Some suggested the spelling of Gale instead, while others said changing the spelling to Guillard, and going by Guy for short, could be a good option.
That didn’t go down well with the woman’s family, as she later added: “I just got off the phone with my family. They were offended by Guillard and Guy because they’re too different, so that’s off the table.”
She said: “We managed to work out that Gale Gaylord would be a reasonable compromise, with Gale being the complete first name, and Gaylord being the middle name. My husband can then add a second middle name after Gaylord if he wants.
“So I’m going to wait til my husband calms down and offer this as a solution. I’m thinking that with the more masculine spelling, my in-laws might come around to Gale. I’ll also offer my husband free pick for our second child’s name, and will accept whatever he chooses.”

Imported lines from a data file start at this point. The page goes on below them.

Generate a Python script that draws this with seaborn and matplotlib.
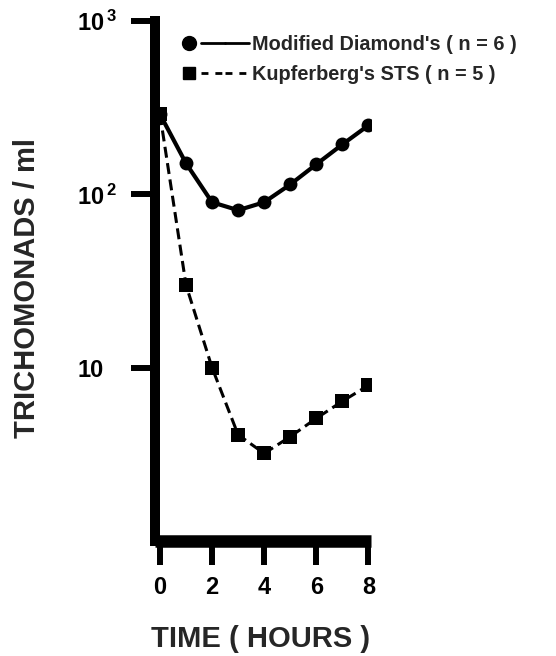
import numpy as np
import pandas as pd
import seaborn as sns
import matplotlib.pyplot as plt
from matplotlib.lines import Line2D
from matplotlib.legend_handler import HandlerTuple

hours = [0, 1, 2, 3, 4, 5, 6, 7, 8]
diamond = [290, 151, 90, 81, 90, 114, 149, 194, 250]
kupferberg = [290, 30, 10, 4.1, 3.2, 4.0, 5.1, 6.4, 7.9]
names = ["Modified Diamond's ( n = 6 )", "Kupferberg's STS ( n = 5 )"]
yticks = [10, 100, 1000]
yticklabels = ["10", r"$\mathbf{10^{\,2}}$", r"$\mathbf{10^{\,3}}$"]
xticks = [0, 2, 4, 6, 8]

sns.set_theme(style="ticks")
plt.rcParams["font.family"] = ["Liberation Sans", "DejaVu Sans"]
plt.rcParams["font.weight"] = "bold"
plt.rcParams["mathtext.fontset"] = "custom"
plt.rcParams["mathtext.bf"] = "Liberation Sans:bold"
plt.rcParams["mathtext.rm"] = "Liberation Sans:bold"

df_d = pd.DataFrame({"time": hours, "count": diamond})
df_k = pd.DataFrame({"time": hours, "count": kupferberg})

fig = plt.figure(figsize=(5.56, 6.56), dpi=100)
ax = fig.add_axes([155 / 556, (656 - 541) / 656, 216 / 556, 520 / 656])

sns.lineplot(data=df_k, x="time", y="count", ax=ax, color="black",
             marker="s", markersize=9.5, linewidth=2.2, linestyle=(0, (3.6, 1.8)),
             markeredgewidth=0, legend=False)
sns.lineplot(data=df_d, x="time", y="count", ax=ax, color="black",
             marker="o", markersize=10, linewidth=3, markeredgewidth=0,
             legend=False)

ax.set_yscale("log")
ax.set_ylim(1, 1000)
ax.set_xlim(-0.19, 8.1)
ax.set_yticks(yticks)
ax.set_yticklabels(yticklabels)
ax.minorticks_off()
ax.set_xticks(xticks)
ax.set_xticklabels([str(t) for t in xticks])

sns.despine(ax=ax)
ax.spines["left"].set_linewidth(7.2)
ax.spines["left"].set_capstyle("projecting")
ax.spines["bottom"].set_linewidth(9)
ax.spines["bottom"].set_capstyle("butt")
for s in ("left", "bottom"):
    ax.spines[s].set_color("black")
ax.tick_params(axis="both", length=17, width=4.3, color="black",
               labelsize=17, labelcolor="black")
ax.tick_params(axis="x", pad=8)
ax.tick_params(axis="y", pad=39)
for lab in ax.get_xticklabels() + ax.get_yticklabels():
    lab.set_fontweight("bold")
for lab in ax.get_yticklabels():
    lab.set_ha("left")

ax.set_xlabel("TIME ( HOURS )", fontsize=21, fontweight="bold")
ax.set_ylabel("TRICHOMONADS / ml", fontsize=21, fontweight="bold")
ax.yaxis.set_label_coords(27 / 556, 1 - 288 / 656, transform=fig.transFigure)
ax.xaxis.set_label_coords(261 / 556, 1 - 639 / 656, transform=fig.transFigure)
ax.xaxis.label.set_va("center")
ax.yaxis.label.set_va("center")

h1 = (Line2D([], [], color="black", marker="o", markersize=10, linestyle="none"),
      Line2D([], [], color="black", linewidth=2),
      Line2D([], [], color="black", linewidth=2))
h2 = (Line2D([], [], color="black", marker="s", markersize=9, linestyle="none"),
      Line2D([], [], color="black", linewidth=2, linestyle=(0, (2.5, 2.5))),
      Line2D([], [], color="black", linewidth=2, linestyle=(0, (2.5, 2.5))))
fig.legend([h1, h2], names, loc="upper left", bbox_to_anchor=(177 / 556, 1 - 35 / 656),
           frameon=False, handler_map={tuple: HandlerTuple(ndivide=None, pad=0)},
           handlelength=3.6, handletextpad=0.2, labelspacing=0.55,
           prop={"family": "Liberation Sans", "weight": "bold", "size": 14.3},
           borderpad=0, borderaxespad=0)

fig.savefig("out.png", dpi=100)
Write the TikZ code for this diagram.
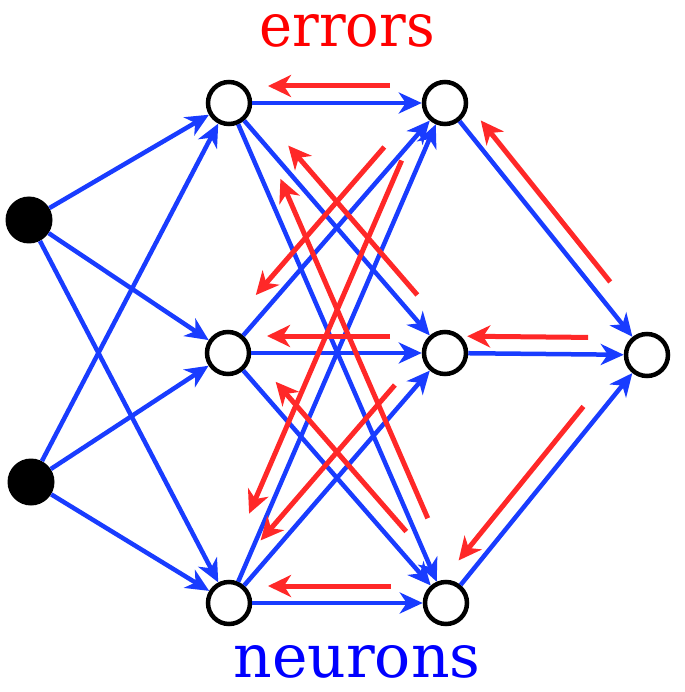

The majority of comments sided with the husband’s family. They all agreed that her son would no doubt be bullied once his real name was discovered.
One person said: “I don’t think there is a school where he wouldn’t get bullied for that name.”
Another wrote: “I work with elementary age children and this is a terrible idea. I’m sorry, but no. Definitely do not name your child Gaylord in any form or fashion.”
A third thought: “I feel like this has to be a troll, right? Like… no one would actually sit down and think that Gaylord would be a good mame for their kid in 2020, right…?”
While another person added: “Some traditions reach the point where they are no longer suitable for modern times. This is 100% that time. Pick another name.”
Suddenly Elon Musk’s baby name of X-Ash-A-12 doesn’t sound too bad does it?!